# VapeCon 2022 - Trick Competition



## VapeCon

​*VapeCon 2022 Trick Competition !!
Announcement
VapeCon will be hosting the Trick Competition at VapeCon 2022 on Sunday 27th November at 11am at Heartfelt Arena, PTA 

Do you have what it takes to be crowned the VapeCon 2022 Trickster at the biggest vaping event in South Africa?!!!
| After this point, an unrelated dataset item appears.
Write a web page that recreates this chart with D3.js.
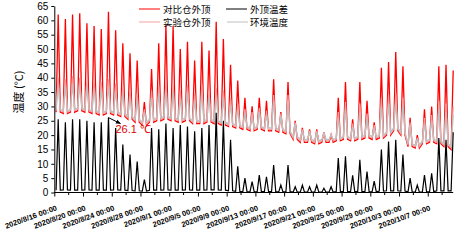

There are some great prizes up for grabs (which will be announced soon).

Please Note:

The VapeCon 2022 Team have some exiting changes to the Trick Stage that have improved some of the air disturbance issues of previous years! We look forward to it and hope it will lead to a better competition overall.


How Do I Enter?*

*You post "I'm interested" in this relevant thread! The first 10 posts secure entry!*
*There are 20 slots available with 10 of those being reserved for the first RSVPs on this thread*
*The remaining 10 slots will be kept open for those wishing to enter on the day*
*Please note that it is only one entry per forum member!*
*Those who would like to enter on the day need to register at the Vapecon stand before 10:00AM. No late entries will be allowed.*
*Rules*

Contestants will each be given a number and will impress the judges with their tricks in a timed event. Each contestant will have one attempt lasting a total of *2 minutes *at getting into the top 4.
The *top 4 *will then compete in a *3-minute *display to determine the top 3 places.
You may use *any atty, mod and build* that you want. (*Please ensure you are using safe batteries*)
Each Contestant will be allowed to compete with their own juice of choice. Yes! You can bring your own juice.
Each contestant gets 1 attempt per round.
Judges will decide on the winning displays using the following criteria:
Variety
Quality and execution
Uniqueness of tricks and difficulty of trick executed

*Remember that all contestants will face the same difficulties, and that the nature of the competition is aimed at good spirit and fun!

1 - @*Haedyn
*2 - 
3 - 
4 - 
5 - 
6 - 
7 - 
8 - 
9 -
10 -*

Reactions: Winner 1


----------



## Haedyn

VapeCon said:


> View attachment 265003
> ​*VapeCon 2022 Trick Competition !!
> Announcement
> VapeCon will be hosting the Trick Competition at VapeCon 2022 on Sunday 27th November at 11am at Heartfelt Arena, PTA
> 
> Do you have what it takes to be crowned the VapeCon 2022 Trickster at the biggest vaping event in South Africa?!!!
> 
> There are some great prizes up for grabs (which will be announced soon).
> 
> Please Note:
> 
> The VapeCon 2022 Team have some exiting changes to the Trick Stage that have improved some of the air disturbance issues of previous years! We look forward to it and hope it will lead to a better competition overall.
> 
> 
> How Do I Enter?*
> 
> *You post "I'm interested" in this relevant thread! The first 10 posts secure entry!*
> *There are 20 slots available with 10 of those being reserved for the first RSVPs on this thread*
> *The remaining 10 slots will be kept open for those wishing to enter on the day*
> *Please note that it is only one entry per forum member!*
> *Those who would like to enter on the day need to register at the Vapecon stand before 10:00AM. No late entries will be allowed.*
> *Rules*
> 
> Contestants will each be given a number and will impress the judges with their tricks in a timed event. Each contestant will have one attempt lasting a total of *2 minutes *at getting into the top 4.
> The *top 4 *will then compete in a *3-minute *display to determine the top 3 places.
> You may use *any atty, mod and build* that you want. (*Please ensure you are using safe batteries*)
> Each Contestant will be allowed to compete with their own juice of choice. Yes! You can bring your own juice.
> Each contestant gets 1 attempt per round.
> Judges will decide on the winning displays using the following criteria:
> Variety
> Quality and execution
> Uniqueness of tricks and difficulty of trick executed
> 
> *Remember that all contestants will face the same difficulties, and that the nature of the competition is aimed at good spirit and fun!*


I’m interested. Pm me


----------